Copy out all lines with the word "that" in them.

— Start of DATASET ENTRIES —

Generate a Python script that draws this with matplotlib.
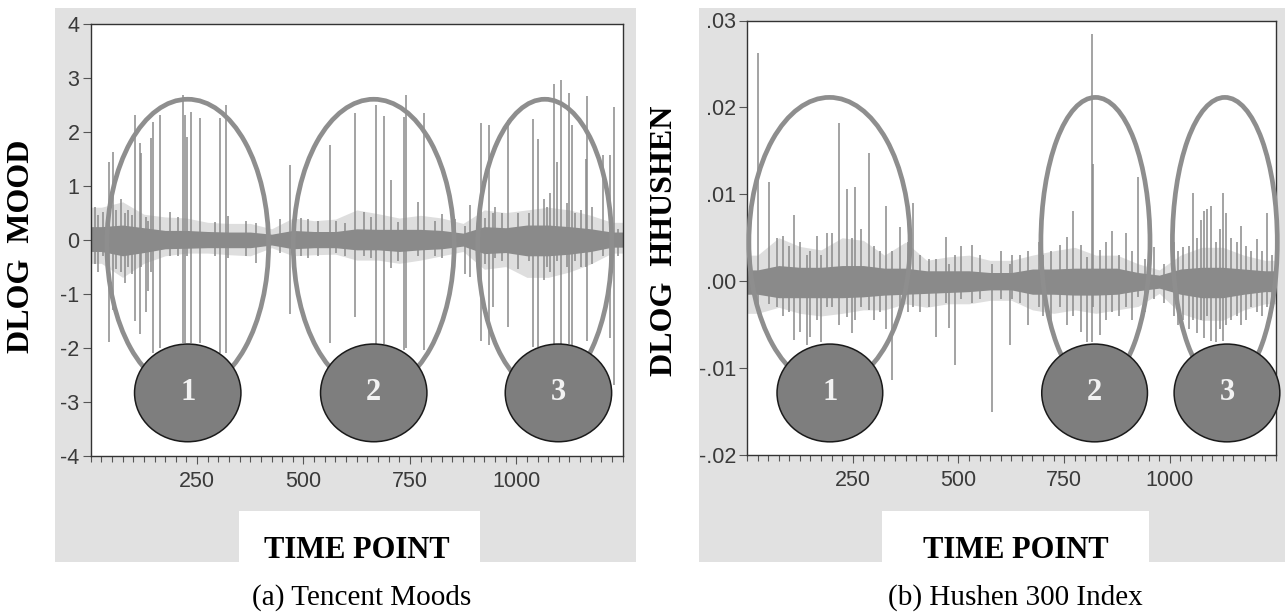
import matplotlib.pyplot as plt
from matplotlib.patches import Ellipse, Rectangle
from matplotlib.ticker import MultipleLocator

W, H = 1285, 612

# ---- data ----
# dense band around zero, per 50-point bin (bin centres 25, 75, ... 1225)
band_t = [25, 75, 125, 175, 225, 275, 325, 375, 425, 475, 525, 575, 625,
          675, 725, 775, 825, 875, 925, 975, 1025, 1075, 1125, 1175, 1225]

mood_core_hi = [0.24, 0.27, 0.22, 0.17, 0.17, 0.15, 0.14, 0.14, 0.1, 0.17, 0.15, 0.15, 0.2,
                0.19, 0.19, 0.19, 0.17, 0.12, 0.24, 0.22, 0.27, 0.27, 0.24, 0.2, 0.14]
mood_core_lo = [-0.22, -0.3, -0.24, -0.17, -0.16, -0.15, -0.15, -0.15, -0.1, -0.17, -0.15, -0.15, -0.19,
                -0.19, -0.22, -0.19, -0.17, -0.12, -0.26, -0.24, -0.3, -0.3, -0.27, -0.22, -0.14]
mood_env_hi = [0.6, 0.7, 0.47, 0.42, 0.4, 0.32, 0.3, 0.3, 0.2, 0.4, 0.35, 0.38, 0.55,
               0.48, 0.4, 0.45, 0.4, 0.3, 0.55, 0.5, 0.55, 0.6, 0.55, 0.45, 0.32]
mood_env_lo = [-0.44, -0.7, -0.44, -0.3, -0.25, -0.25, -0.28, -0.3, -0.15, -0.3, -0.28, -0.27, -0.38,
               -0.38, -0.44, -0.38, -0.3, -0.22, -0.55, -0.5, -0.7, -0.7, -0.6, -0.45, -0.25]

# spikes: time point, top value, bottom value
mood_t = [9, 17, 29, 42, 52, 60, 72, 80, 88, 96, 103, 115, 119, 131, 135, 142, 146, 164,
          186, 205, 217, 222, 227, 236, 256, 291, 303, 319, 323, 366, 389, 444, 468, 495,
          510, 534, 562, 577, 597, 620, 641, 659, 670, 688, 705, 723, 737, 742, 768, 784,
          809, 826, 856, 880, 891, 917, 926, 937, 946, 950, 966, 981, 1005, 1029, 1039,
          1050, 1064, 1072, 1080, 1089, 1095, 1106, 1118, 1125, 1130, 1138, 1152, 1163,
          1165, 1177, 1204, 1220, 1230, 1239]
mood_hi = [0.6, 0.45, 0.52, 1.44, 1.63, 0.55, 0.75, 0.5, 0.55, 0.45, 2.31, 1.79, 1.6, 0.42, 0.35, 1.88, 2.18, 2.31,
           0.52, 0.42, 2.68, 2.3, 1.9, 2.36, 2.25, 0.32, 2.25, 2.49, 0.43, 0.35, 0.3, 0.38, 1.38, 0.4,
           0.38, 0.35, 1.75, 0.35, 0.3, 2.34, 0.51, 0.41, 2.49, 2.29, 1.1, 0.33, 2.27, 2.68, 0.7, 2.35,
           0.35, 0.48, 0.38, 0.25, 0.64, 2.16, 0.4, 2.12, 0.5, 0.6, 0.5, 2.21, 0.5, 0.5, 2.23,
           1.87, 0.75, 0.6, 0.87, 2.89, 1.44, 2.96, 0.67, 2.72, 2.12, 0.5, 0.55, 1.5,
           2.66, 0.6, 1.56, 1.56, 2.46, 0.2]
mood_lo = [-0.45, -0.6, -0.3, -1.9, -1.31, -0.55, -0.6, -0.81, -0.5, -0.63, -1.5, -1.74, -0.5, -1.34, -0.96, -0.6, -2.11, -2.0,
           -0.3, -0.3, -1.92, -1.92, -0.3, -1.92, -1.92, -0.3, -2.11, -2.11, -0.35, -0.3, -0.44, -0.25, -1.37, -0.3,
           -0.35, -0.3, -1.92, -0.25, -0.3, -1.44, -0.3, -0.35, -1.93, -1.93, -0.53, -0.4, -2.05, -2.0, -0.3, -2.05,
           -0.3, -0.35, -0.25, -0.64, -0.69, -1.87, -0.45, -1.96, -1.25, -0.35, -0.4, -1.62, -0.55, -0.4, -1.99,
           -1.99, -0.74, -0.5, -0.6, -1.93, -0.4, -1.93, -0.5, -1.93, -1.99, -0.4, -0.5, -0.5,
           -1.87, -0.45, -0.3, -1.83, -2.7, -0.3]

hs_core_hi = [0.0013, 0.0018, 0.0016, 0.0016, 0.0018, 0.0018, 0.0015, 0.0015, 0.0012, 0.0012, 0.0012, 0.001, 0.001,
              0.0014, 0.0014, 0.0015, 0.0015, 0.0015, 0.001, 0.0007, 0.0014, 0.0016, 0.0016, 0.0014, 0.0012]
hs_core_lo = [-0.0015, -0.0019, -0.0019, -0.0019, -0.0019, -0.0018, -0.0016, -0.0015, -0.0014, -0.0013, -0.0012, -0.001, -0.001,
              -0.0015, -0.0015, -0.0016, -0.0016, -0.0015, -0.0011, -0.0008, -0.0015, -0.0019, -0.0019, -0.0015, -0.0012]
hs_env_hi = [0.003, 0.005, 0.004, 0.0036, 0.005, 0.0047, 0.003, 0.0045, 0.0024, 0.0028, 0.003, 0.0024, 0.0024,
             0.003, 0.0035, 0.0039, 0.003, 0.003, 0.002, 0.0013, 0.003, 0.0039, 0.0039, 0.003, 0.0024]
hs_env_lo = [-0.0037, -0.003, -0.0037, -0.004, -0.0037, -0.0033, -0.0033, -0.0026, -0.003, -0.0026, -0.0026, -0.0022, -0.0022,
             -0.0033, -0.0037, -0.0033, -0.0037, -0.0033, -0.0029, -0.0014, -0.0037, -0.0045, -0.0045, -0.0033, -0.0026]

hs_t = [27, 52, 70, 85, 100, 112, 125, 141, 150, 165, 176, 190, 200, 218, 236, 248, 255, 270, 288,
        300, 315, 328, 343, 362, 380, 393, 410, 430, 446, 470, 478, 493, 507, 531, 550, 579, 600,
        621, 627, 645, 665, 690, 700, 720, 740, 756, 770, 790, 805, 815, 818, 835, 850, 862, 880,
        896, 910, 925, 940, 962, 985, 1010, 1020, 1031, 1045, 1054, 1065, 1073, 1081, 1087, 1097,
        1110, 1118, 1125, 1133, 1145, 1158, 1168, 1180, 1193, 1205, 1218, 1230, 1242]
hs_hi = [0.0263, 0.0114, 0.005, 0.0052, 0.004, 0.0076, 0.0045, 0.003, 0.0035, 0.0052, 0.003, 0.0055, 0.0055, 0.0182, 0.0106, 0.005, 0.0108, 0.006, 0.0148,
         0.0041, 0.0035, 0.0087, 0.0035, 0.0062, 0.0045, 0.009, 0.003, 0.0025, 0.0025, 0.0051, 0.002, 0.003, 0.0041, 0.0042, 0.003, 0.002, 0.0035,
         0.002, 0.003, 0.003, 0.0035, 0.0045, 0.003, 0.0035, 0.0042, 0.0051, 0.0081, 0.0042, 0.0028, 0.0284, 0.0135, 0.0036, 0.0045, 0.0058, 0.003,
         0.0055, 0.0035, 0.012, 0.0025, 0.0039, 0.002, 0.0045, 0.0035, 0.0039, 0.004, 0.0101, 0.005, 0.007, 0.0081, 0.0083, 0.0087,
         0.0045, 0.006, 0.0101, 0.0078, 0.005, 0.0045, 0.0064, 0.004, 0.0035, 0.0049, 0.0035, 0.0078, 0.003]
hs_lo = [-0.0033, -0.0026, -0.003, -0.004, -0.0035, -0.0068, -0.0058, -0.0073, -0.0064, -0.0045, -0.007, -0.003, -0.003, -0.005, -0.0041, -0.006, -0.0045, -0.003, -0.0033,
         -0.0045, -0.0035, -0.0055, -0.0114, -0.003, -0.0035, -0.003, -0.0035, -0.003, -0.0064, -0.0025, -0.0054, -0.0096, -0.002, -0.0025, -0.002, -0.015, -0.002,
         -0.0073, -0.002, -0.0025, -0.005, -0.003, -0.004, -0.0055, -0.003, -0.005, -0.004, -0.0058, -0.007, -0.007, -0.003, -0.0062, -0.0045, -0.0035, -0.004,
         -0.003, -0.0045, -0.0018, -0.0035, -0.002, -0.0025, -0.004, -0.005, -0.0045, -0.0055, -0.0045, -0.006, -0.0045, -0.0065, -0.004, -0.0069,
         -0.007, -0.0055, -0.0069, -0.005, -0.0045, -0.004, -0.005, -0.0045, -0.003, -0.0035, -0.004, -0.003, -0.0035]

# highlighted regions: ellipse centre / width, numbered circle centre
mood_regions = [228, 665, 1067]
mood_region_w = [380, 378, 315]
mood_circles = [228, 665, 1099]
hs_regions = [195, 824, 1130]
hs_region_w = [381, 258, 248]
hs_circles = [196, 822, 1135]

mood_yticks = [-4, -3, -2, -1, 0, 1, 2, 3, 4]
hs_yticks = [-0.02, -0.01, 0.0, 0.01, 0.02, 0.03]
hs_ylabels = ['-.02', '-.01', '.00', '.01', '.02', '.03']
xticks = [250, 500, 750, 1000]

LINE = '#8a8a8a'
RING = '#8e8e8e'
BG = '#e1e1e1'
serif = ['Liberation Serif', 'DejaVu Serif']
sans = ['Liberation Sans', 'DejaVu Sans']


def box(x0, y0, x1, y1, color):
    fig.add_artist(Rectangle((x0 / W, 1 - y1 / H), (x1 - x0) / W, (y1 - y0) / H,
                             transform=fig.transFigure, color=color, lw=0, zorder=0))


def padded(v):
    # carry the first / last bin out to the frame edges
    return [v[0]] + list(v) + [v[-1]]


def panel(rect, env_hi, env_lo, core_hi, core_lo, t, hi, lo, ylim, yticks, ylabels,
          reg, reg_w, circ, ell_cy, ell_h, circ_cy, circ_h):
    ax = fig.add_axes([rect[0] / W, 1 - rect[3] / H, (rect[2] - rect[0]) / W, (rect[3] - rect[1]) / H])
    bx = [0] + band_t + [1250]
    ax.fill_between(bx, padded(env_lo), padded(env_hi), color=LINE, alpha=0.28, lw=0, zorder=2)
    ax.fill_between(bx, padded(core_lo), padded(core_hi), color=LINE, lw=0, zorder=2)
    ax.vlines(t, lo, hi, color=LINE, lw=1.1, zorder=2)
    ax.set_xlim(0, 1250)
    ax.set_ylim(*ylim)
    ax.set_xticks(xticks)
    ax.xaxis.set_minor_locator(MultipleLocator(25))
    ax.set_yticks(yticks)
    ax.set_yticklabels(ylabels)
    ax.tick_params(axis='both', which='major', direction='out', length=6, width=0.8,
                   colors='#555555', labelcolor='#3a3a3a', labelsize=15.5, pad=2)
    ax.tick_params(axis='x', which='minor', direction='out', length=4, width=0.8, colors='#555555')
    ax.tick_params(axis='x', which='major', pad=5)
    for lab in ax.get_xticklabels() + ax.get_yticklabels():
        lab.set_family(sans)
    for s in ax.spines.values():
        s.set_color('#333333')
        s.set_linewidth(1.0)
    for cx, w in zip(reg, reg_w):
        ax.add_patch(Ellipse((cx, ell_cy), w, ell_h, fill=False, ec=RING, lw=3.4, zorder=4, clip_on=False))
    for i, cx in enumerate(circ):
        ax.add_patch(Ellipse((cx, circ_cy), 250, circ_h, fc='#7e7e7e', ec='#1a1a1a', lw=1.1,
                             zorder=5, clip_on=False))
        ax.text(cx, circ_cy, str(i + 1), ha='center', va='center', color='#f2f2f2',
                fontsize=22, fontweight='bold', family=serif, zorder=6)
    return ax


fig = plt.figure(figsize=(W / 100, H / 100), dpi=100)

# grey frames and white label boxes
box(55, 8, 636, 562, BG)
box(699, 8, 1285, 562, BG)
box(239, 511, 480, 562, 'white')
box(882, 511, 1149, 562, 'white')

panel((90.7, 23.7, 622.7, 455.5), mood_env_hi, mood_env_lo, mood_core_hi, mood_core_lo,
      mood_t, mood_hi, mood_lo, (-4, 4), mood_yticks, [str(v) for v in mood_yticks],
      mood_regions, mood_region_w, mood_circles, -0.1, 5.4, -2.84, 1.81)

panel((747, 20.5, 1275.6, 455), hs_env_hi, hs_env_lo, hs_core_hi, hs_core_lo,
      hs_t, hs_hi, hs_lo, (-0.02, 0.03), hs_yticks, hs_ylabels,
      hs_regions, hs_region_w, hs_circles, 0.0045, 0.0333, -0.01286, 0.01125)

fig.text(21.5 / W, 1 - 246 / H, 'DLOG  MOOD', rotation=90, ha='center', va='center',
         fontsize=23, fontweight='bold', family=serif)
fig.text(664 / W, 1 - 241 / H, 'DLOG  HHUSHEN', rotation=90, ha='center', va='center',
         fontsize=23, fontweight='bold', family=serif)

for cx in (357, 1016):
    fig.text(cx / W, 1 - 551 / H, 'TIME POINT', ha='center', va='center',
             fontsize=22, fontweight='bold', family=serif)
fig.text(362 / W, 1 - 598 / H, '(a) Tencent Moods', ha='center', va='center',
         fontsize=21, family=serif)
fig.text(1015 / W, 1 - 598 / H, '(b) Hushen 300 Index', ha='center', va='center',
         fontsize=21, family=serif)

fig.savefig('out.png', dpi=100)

— End of DATASET ENTRIES —
— Start of DATASET ENTRIES —

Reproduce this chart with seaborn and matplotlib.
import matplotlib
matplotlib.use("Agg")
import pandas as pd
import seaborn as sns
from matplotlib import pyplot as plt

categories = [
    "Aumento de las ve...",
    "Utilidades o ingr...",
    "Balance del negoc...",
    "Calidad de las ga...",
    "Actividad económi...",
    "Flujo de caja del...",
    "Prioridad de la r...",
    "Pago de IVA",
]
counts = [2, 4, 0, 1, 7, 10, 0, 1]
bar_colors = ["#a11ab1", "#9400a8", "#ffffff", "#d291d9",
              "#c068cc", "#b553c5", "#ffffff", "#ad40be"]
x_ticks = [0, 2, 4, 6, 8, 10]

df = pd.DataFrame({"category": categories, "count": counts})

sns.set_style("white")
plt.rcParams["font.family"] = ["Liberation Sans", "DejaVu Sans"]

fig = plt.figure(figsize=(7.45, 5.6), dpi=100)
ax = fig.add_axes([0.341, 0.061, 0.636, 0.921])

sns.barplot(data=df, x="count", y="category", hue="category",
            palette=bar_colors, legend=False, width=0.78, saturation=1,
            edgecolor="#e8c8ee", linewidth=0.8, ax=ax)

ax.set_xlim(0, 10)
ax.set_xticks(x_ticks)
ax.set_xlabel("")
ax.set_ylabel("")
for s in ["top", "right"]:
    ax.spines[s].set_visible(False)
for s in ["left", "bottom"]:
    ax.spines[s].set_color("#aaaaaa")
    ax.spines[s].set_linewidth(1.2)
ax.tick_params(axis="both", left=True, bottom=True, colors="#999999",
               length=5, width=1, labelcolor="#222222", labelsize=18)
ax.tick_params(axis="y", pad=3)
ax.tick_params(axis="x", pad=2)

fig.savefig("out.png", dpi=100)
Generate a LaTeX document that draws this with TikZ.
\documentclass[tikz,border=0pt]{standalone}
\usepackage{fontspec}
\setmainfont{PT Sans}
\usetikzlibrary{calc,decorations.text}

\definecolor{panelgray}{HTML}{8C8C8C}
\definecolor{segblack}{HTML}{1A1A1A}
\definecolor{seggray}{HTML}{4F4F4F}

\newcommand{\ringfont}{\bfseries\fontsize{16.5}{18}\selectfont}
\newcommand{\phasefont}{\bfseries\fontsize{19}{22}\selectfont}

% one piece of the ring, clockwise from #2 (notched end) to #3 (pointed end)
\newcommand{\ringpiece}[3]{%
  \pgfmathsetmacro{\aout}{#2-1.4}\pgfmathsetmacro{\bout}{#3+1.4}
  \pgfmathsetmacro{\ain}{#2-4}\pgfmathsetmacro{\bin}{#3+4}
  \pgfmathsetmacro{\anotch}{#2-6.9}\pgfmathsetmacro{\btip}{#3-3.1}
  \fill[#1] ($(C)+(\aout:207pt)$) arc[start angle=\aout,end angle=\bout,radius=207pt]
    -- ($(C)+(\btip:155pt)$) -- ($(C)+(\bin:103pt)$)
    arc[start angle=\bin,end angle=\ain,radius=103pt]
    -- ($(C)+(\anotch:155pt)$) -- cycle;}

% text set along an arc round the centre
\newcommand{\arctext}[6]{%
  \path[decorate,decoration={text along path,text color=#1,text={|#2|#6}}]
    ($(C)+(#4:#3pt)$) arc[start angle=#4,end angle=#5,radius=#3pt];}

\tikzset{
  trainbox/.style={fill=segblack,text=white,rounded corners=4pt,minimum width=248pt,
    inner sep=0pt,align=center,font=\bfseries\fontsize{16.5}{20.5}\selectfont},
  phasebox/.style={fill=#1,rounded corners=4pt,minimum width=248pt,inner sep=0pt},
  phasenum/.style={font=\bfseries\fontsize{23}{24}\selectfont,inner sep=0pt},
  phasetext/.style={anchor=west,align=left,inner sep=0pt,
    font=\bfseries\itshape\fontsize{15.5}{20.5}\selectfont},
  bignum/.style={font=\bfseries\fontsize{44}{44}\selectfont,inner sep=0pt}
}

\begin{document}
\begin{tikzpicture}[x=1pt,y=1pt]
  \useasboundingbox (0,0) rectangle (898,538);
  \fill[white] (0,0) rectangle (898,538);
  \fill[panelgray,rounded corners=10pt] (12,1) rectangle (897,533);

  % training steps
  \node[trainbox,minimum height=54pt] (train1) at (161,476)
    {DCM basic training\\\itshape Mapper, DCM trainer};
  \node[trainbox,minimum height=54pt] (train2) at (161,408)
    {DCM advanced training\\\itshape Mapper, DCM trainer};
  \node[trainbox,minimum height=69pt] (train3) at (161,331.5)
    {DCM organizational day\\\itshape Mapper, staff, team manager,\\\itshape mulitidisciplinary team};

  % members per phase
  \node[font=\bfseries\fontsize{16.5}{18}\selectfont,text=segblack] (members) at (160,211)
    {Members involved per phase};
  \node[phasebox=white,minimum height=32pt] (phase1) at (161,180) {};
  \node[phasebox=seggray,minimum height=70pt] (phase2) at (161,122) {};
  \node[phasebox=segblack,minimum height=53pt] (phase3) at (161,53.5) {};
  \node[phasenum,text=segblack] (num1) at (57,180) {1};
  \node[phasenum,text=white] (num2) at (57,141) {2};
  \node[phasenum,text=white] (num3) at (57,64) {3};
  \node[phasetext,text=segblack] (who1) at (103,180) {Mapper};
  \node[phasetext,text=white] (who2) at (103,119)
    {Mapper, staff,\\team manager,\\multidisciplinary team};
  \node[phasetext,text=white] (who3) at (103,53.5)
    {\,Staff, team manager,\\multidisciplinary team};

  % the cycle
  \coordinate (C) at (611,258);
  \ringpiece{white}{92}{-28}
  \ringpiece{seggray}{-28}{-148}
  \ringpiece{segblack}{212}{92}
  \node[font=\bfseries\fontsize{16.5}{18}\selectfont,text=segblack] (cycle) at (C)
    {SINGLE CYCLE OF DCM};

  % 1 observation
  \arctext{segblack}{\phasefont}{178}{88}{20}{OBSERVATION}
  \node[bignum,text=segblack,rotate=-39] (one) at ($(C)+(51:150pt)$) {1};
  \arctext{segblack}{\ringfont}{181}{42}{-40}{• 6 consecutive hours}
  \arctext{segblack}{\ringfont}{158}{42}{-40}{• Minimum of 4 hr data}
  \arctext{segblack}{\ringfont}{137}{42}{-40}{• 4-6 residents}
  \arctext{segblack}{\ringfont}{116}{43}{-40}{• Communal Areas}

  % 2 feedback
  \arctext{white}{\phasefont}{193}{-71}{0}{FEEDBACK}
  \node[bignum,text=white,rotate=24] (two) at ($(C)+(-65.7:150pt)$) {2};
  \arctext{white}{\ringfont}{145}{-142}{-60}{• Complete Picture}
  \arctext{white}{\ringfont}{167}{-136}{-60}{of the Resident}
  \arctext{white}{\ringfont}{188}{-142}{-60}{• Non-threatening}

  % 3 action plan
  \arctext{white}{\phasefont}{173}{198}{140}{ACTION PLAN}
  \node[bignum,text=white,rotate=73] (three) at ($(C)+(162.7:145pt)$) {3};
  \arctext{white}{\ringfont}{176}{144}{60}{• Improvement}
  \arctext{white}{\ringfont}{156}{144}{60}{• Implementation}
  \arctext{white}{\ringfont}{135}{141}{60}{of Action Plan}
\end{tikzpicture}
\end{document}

— End of DATASET ENTRIES —

▶ [ANSWER FOR THIS EXERCISE]:
Generate a Python script that draws this with matplotlib.
Generate a LaTeX document that draws this with TikZ.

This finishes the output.